More pay (part III) — The minimum salary, which was at $570,500 in 2021 for all players, will now begin at $700K and rise $20,000 each year of the agreement, ending at $780K.
Designated hitter — The rule that the pitcher’s spot in a batting order could be replaced by a real hitter (a player who did not take the field) only applied to the American League before. Now it applies to both leagues, so no more pitchers hitting.
Call-up, send-down — A player used to be able to be called up from the minor leagues and sent down from the major leagues, an unlimited amount of times during one season. Now that stands at five total times.
Draft — Previously, the draft, in which amateur baseball players were picked by major league clubs in an order determined by record (the worst team picks first), incentivized teams to “tank”, meaning lose as many games as possible to get that coveted top draft choice. Now a lottery system is in place for the worst six teams, meaning the worst record is not guaranteed the top pick (though many argue if this will do anything to curb tanking).

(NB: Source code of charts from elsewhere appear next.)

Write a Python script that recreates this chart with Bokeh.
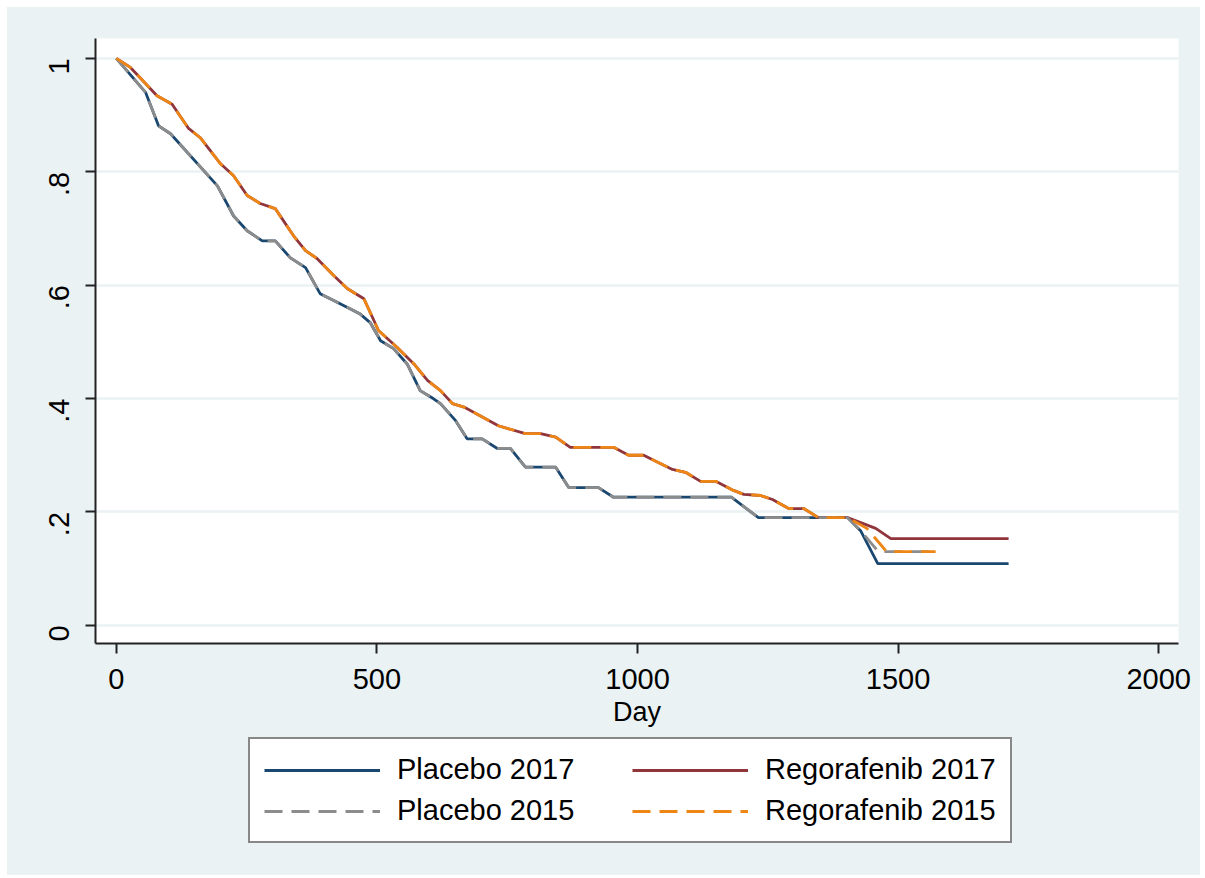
import math
from bokeh.plotting import figure
from bokeh.layouts import column
from bokeh.models import (Range1d, FixedTicker, CustomJSTickFormatter, Legend,
                          LegendItem, ColumnDataSource)
from bokeh.embed import file_html
from bokeh.resources import INLINE

# ---- data ----
placebo_day = [0, 56, 81, 104, 194, 225, 251, 280, 305, 334, 363, 391, 417, 468,
               487, 507, 532, 558, 583, 608, 622, 651, 673, 702, 731, 756, 785,
               843, 868, 925, 954, 1180, 1232, 1403]
placebo_surv = [1.0, 0.940, 0.881, 0.867, 0.775, 0.722, 0.696, 0.678, 0.678, 0.648,
                0.631, 0.585, 0.573, 0.549, 0.534, 0.502, 0.488, 0.461, 0.414, 0.400,
                0.391, 0.361, 0.329, 0.329, 0.312, 0.312, 0.279, 0.279, 0.243, 0.243,
                0.226, 0.226, 0.190, 0.190]
placebo2017_tail_day = [1428, 1461, 1712]
placebo2017_tail_surv = [0.167, 0.109, 0.109]
placebo2015_tail_day = [1428, 1462, 1572]
placebo2015_tail_surv = [0.167, 0.130, 0.130]

rego_day = [0, 27, 78, 107, 138, 161, 200, 225, 251, 276, 305, 340, 363, 385, 417,
            443, 475, 503, 539, 571, 597, 622, 645, 667, 733, 785, 814, 843, 871,
            954, 983, 1012, 1031, 1067, 1092, 1121, 1150, 1184, 1204, 1236, 1259,
            1290, 1319, 1347, 1403]
rego_surv = [1.0, 0.984, 0.934, 0.919, 0.877, 0.860, 0.814, 0.793, 0.758, 0.744,
             0.735, 0.687, 0.661, 0.647, 0.617, 0.594, 0.576, 0.520, 0.490, 0.461,
             0.432, 0.414, 0.391, 0.385, 0.352, 0.338, 0.338, 0.332, 0.314, 0.314,
             0.300, 0.300, 0.291, 0.275, 0.270, 0.254, 0.254, 0.238, 0.231, 0.229,
             0.222, 0.206, 0.206, 0.190, 0.190]
rego2017_tail_day = [1457, 1486, 1712]
rego2017_tail_surv = [0.171, 0.153, 0.153]
rego2015_tail_day = [1440, 1478, 1572]
rego2015_tail_surv = [0.171, 0.130, 0.130]

series_names = ["Placebo 2017", "Regorafenib 2017", "Placebo 2015", "Regorafenib 2015"]
series_colors = ["#1A476F", "#90353B", "#8C8C8C", "#EE8616"]
y_ticks = [0, 0.2, 0.4, 0.6, 0.8, 1.0]
x_ticks = [0, 500, 1000, 1500, 2000]

BG = "#EAF2F3"
FONT = "Liberation Sans"
LW = 2.8
DASH = "18 9"

p = figure(width=1193, height=728, output_backend="svg", toolbar_location=None,
           x_range=Range1d(-40, 2038), y_range=Range1d(-0.032, 1.035),
           min_border_left=88, min_border_top=31, min_border_right=22,
           min_border_bottom=92)
p.background_fill_color = "white"
p.border_fill_color = BG
p.outline_line_color = None

for ax in (p.xaxis[0], p.yaxis[0]):
    ax.axis_line_color = "#222222"
    ax.axis_line_width = 2
    ax.major_tick_line_color = "#222222"
    ax.major_tick_line_width = 2
    ax.major_tick_out = 10
    ax.major_tick_in = 0
    ax.minor_tick_line_color = None
    ax.major_label_text_font = FONT
    ax.major_label_text_font_size = "29px"
    ax.major_label_text_color = "black"
    ax.axis_label_text_font = FONT
    ax.axis_label_text_font_style = "normal"
    ax.axis_label_text_color = "black"

p.xaxis.ticker = FixedTicker(ticks=x_ticks)
p.yaxis.ticker = FixedTicker(ticks=y_ticks)
p.xaxis.axis_label = "Day"
p.xaxis.axis_label_text_font_size = "27px"
p.xaxis.axis_label_standoff = 5
p.xaxis.major_label_standoff = 15
p.yaxis.major_label_orientation = math.pi / 2
p.yaxis.major_label_standoff = 26
p.yaxis.formatter = CustomJSTickFormatter(code="""
    if (Math.abs(tick) < 1e-9) return "0";
    if (Math.abs(tick - 1) < 1e-9) return "1";
    return tick.toFixed(1).replace(/^0/, "");
""")

p.xgrid.grid_line_color = None
p.ygrid.grid_line_color = BG
p.ygrid.grid_line_width = 2.5

sources = [
    ColumnDataSource(dict(x=placebo_day + placebo2017_tail_day,
                          y=placebo_surv + placebo2017_tail_surv)),
    ColumnDataSource(dict(x=rego_day + rego2017_tail_day,
                          y=rego_surv + rego2017_tail_surv)),
    ColumnDataSource(dict(x=placebo_day + placebo2015_tail_day,
                          y=placebo_surv + placebo2015_tail_surv)),
    ColumnDataSource(dict(x=rego_day + rego2015_tail_day,
                          y=rego_surv + rego2015_tail_surv)),
]
dashes = ["solid", "solid", DASH, DASH]
for src, col, dash in zip(sources, series_colors, dashes):
    p.line("x", "y", source=src, line_color=col, line_width=LW, line_dash=dash)

# ---- legend panel (separate figure below the chart) ----
q = figure(width=1193, height=140, output_backend="svg", toolbar_location=None,
           x_range=Range1d(0, 1), y_range=Range1d(0, 1),
           x_axis_type=None, y_axis_type=None, min_border=0)
q.background_fill_color = BG
q.border_fill_color = BG
q.outline_line_color = None
q.xgrid.grid_line_color = None
q.ygrid.grid_line_color = None

items = []
for name, col, dash in zip(series_names, series_colors, dashes):
    # off-screen stand-in renderers so the legend can draw each line style
    r = q.line(x=[-5, -4], y=[-5, -4], line_color=col, line_width=LW, line_dash=dash)
    items.append(LegendItem(label=name, renderers=[r]))

legend = Legend(items=items, orientation="horizontal", ncols=2, location=(153, 32))
legend.label_text_font = FONT
legend.label_text_font_size = "29px"
legend.label_text_color = "black"
legend.glyph_width = 116
legend.glyph_height = 30
legend.label_height = 30
legend.label_width = 227
legend.label_standoff = 17
legend.spacing = 8
legend.padding = 14
legend.margin = 0
legend.border_line_color = "#111111"
legend.border_line_width = 2
legend.background_fill_color = "white"
legend.background_fill_alpha = 1
q.add_layout(legend, "center")

layout = column(p, q, spacing=0, margin=(7, 0, 0, 7),
                styles={"background-color": BG})
open("out.html", "w").write(file_html(layout, INLINE))
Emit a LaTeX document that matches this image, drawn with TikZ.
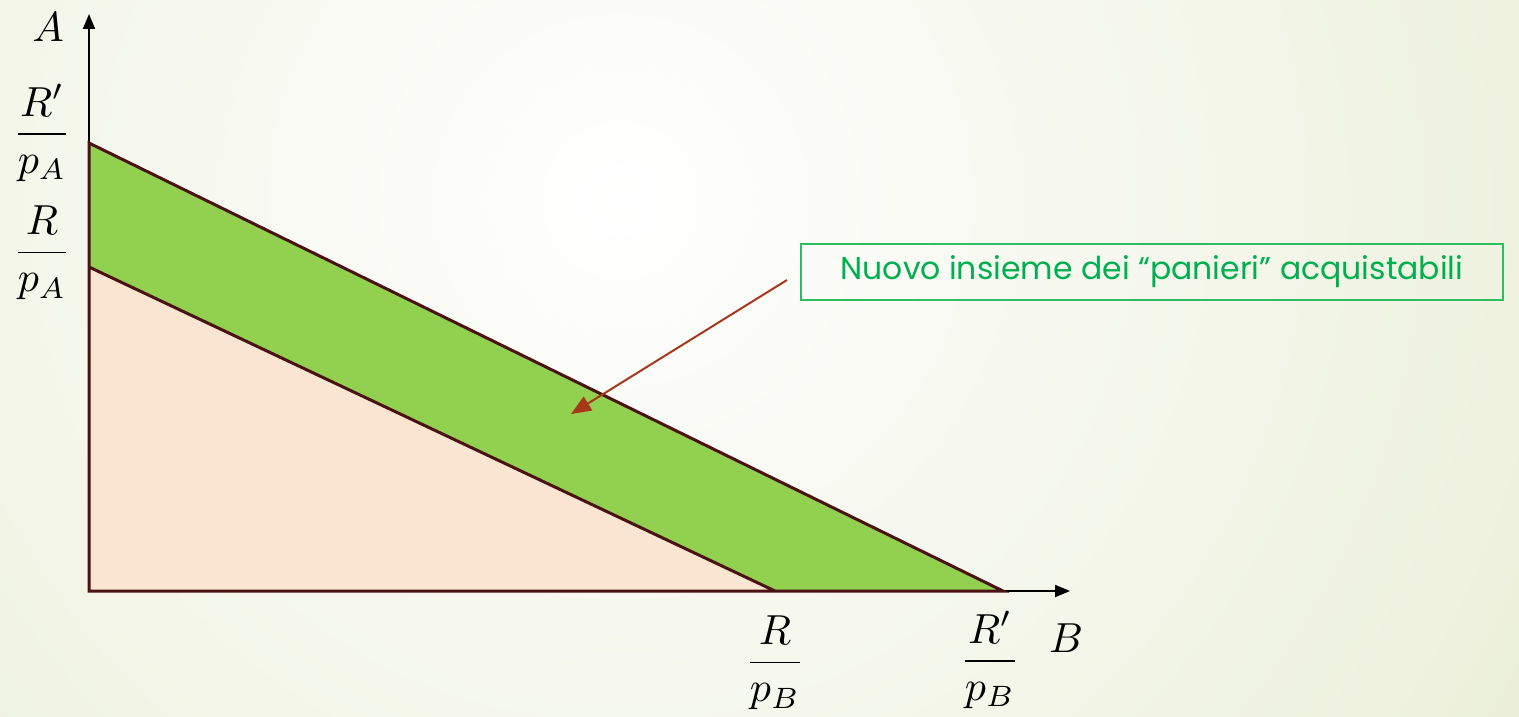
\documentclass[tikz,border=0pt]{standalone}
\usepackage{amsmath}
\usepackage{fontspec}
\newfontfamily\boxfont{Poppins}
\usetikzlibrary{arrows.meta}
\definecolor{bgout}{HTML}{E1E8C6}
\definecolor{edge}{HTML}{4A1212}
\definecolor{pink}{HTML}{FAE5D3}
\definecolor{lgreen}{HTML}{92D050}
\definecolor{boxline}{HTML}{2DBE63}
\definecolor{boxtext}{HTML}{00B050}
\definecolor{arr}{HTML}{A8381C}
\tikzset{
  lab/.style={scale=4.2, inner sep=0pt},
  axis/.style={line width=2pt, -{Triangle[length=15pt,width=12pt]}},
  region/.style={draw=edge, line width=3pt, line join=miter},
  callout/.style={draw=boxline, line width=2pt, text=boxtext, minimum width=702pt, minimum height=56pt, inner sep=0pt,
     font=\boxfont\fontsize{31.5}{36}\selectfont},
}
\begin{document}
\begin{tikzpicture}[x=1pt,y=-1pt]
\useasboundingbox (0,0) rectangle (1519,717);
\begin{scope}
\clip (0,0) rectangle (1519,717);
\shade[inner color=white, outer color=bgout] (620,200) circle (1600);
\end{scope}
% corners
\coordinate (O) at (89,591);
\coordinate (RA) at (89,267);
\coordinate (RpA) at (89,143);
\coordinate (RB) at (775,591);
\coordinate (RpB) at (1003,591);
\coordinate (Atop) at (89,14);
\coordinate (Bend) at (1070,591);
% regions
\fill[pink] (O) -- (RA) -- (RB) -- cycle;
\fill[lgreen] (RA) -- (RpA) -- (RpB) -- (RB) -- cycle;
% axes
\draw[axis] (O) -- (Atop);
\draw[axis] (O) -- (Bend);
% outlines
\draw[region] (RB) -- (O) -- (RpA) -- (RpB) -- (RB) -- (RA);
% labels
\node[lab] (lA) at (48,27) {$A$};
\node[lab] (lB) at (1066,638) {$B$};
\node[lab] (lRpA) at (42,133) {$\dfrac{R'}{p_A}$};
\node[lab] (lRA) at (42,253) {$\dfrac{R}{p_A}$};
\node[lab] (lRB) at (775,663) {$\dfrac{R}{p_B}$};
\node[lab] (lRpB) at (990,660) {$\dfrac{R'}{p_B}$};
% callout
\node[callout] (box) at (1152,272) {Nuovo insieme dei “panieri” acquistabili};
\coordinate (arrS) at (787,280);
\coordinate (arrE) at (571,414);
\draw[arr, line width=2pt, -{Triangle[length=20pt,width=16pt]}] (arrS) -- (arrE);
\end{tikzpicture}
\end{document}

Ch-ch-ch-changes — The owners won this one. If MLB wants to implement a new change, there is now a 45-day window to do so, starting in 2023. Before, it was one year.
With the agreement in place, spring training is set to resume as early as today (Friday). Then, the regular season will be delayed, starting a little later on April 7, with the season-end date being extended three days as well.
From there, an additional two teams now qualify for the playoffs. That means more playoffs games in total, which are big paydays for clubs both in ticket sales and on TV.
This CBA will expire after the 2026 season, meaning the two sides have five years to try and learn to communicate better, and be ready to have a really nice, amenable agreement ready to go in order to avoid a lockout or strike.
Well, they had plenty of time this go-round and look where we are.
With fat cats at play, settling on the money issues is, as always, a fat chance.